Harvard University has amended one of its lawsuits against the federal government after President Donald Trump issued a proclamation this week declaring the school’s foreign students would not be allowed into the country.
In a major escalation on Wednesday of his war against the world’s weathiest universityin addition to the proclamation, Trump asked Secretary of State Marco Rubio to consider revoking the visas of Harvard students already in the country.
The proclamation, titled “Enhancing National Security By Addressing Risks at Harvard University,” invoked national security powers to bar Harvard’s international students from entering the U.S.
“Admission into the United States to attend, conduct research, or teach at our Nation’s institutions of higher education is a privilege granted by our Government, not a guarantee,” Trump wrote in his proclamation on Wednesday. “That privilege is necessarily tied to the host institution’s compliance and commitment to following Federal law. Harvard University has failed in this respect, among many others.”
A Harvard spokesperson told The New York Times the latest move was “illegal,” adding that the university would “continue to protect its international students.”
On Thursday, Harvard amended its complaint in an existing lawsuit against the federal government filed after the Trump administration revoked its key certification to host foreign students. A federal judge granted a preliminary injunction in May, staving off this particular move from Trump.
In its amended complaint, asking a judge to deem the proclamation illegal, Harvard wrote that “with the stroke of a pen, the DHS Secretary and the president have sought to erase a quarter of Harvard’s student body — international students who contribute significantly to the University and its mission and the country.”
- Read more: Funding cuts, lawsuits, foreign students: The latest on Trump’s war with Harvard University
The university said Trump’s latest proclamation “has equally harmful and irreparable consequences,” and that the president is essentially trying to circumvent the prior preliminary injunction because of a “government vendetta against Harvard.”

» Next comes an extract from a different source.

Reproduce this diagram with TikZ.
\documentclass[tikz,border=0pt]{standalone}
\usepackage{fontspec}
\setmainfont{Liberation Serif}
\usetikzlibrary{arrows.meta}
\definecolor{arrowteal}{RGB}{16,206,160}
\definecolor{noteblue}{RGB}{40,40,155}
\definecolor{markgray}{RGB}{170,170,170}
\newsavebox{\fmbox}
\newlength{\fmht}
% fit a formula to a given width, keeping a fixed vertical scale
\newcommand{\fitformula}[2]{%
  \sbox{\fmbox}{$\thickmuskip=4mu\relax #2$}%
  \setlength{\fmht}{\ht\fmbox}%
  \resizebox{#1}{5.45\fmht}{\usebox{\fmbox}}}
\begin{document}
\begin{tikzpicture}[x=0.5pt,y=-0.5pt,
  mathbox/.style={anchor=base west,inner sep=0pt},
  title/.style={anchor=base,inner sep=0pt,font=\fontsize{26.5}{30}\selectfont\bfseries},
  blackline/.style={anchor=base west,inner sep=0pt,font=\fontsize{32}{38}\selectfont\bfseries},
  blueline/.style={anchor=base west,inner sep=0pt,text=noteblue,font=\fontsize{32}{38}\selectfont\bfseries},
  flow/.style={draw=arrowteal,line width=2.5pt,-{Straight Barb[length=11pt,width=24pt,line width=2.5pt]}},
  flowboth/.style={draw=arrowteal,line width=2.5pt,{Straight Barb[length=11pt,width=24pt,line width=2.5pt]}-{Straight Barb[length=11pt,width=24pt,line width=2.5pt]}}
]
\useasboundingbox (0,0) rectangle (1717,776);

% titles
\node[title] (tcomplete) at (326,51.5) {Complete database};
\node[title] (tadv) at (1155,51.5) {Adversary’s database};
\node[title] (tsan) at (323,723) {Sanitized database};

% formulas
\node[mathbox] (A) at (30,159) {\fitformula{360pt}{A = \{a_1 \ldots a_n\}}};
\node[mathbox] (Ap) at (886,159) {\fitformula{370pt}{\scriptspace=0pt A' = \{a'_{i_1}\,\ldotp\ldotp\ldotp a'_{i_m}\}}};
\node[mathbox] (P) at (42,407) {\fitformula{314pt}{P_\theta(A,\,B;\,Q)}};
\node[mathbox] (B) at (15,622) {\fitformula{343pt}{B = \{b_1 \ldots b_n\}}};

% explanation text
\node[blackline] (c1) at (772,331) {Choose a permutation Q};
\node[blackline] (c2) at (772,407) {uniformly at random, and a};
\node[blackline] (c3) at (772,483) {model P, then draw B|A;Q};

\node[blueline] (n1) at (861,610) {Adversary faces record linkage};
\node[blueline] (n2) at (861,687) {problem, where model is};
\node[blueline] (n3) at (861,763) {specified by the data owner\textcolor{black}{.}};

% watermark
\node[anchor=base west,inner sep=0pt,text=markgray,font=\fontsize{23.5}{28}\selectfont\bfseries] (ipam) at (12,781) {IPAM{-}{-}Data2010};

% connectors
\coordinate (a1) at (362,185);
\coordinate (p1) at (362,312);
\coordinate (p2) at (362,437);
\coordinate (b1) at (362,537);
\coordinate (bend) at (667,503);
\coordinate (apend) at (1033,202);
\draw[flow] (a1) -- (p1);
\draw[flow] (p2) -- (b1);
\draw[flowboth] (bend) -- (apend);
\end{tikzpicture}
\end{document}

“What the DHS secretary has purported to take away on the back end by revoking Harvard’s certifications to host foreign students, the president purports to take away on the front end by preventing the students and scholars invited to Harvard from gaining entry into the country in the first place,” the school wrote. “The proclamation is a patent effort to end-run this court’s order.”
In his Wednesday proclamation, Trump asserted Harvard University, which he has gone after in the name of antisemitism issues on campus, “is no longer a trustworthy steward of international student and exchange visitor programs.”